In turn the players credit O’Neill’s enthusiasm, professionalism and intelligence. He has overseen an evolution.

It has not always been smooth – 2013's defeat in Luxembourg was followed by one in Azerbaijan – and there have been disagreements with the likes of Kyle Lafferty.

But when he departs full-time for Stoke City, as well as a sense of Irish loss, there will also be a material loss – of single-mindedness, long-term thinking, preparation.

Team development

Of all the irritating statistics football eejits spout, perhaps the worst is the win ratio for managers. Offered as knowledge but actually revealing a lack of it, the win ratio is devoid of context.

O’Neill, for example, was told that Northern Ireland’s failure to beat Scotland in a friendly in March 2015 was somehow significant, another defeat. O’Neill didn’t think so. He wasn’t thinking about his win ratio because he knew he had won – as he said after Hampden Park, he had found a player.

Previously Stuart Dallas had one cap – half an hour in a 2011 friendly under Worthington. Scotland was his second cap. Fours years on, Dallas had gone from Crusaders to Brentford and was about to join Leeds.
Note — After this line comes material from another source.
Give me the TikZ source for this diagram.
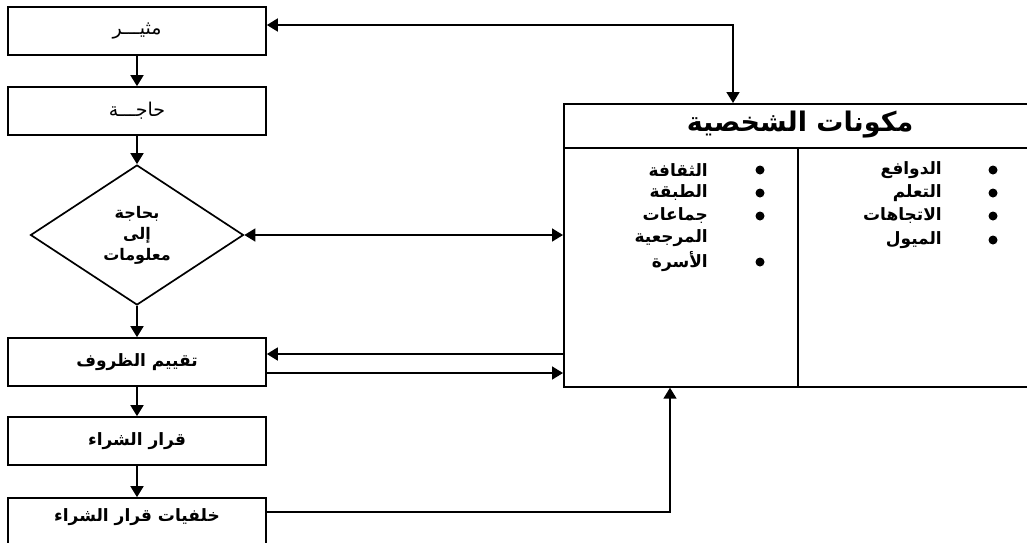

O'Neill tracked him.

Four days after Scotland, Dallas played in a Euro 2016 qualifier against Finland. Northern Ireland won 2-1 in a game that mattered. Preparation.

O’Neill had placed team development ahead of friendly results – a feature seen again in the Nations League. Some managers do not, which is why ultimately they fail.

Today Dallas has 41 caps and he may well be the first name on the teamsheet when O’Neill pens his XI for the Euro 2020 farewell qualifier in Belfast against the Netherlands. Dallas has been excellent in the most recent Irish displays – against Germany in Belfast and Holland in Rotterdam – and his growth is emblematic of the squad as a whole.

From losing 6-0 to the Dutch to taking the lead against them and only losing to injury-time goals. From 102nd in Fifa’s ranking after the 2012 6-0 to 34th today. From losing at home to Estonia to winning away in Estonia.

Still to come, there is Germany in Frankfurt for O’Neill and Northern Ireland next Tuesday. Should a March play-off be earned, he will almost certainly be around for it. So this is a goodbye of a kind.

Though O’Neill is leaving for the bottom of England’s Championship there is no bad feeling. He will receive a heartfelt ovation at Windsor Park and he will deserve it.

As at Shamrock Rovers, he took over in a low green moment and left on a high.

Stoke City will see the parallels. Potteries be prepared: this is one formidable manager.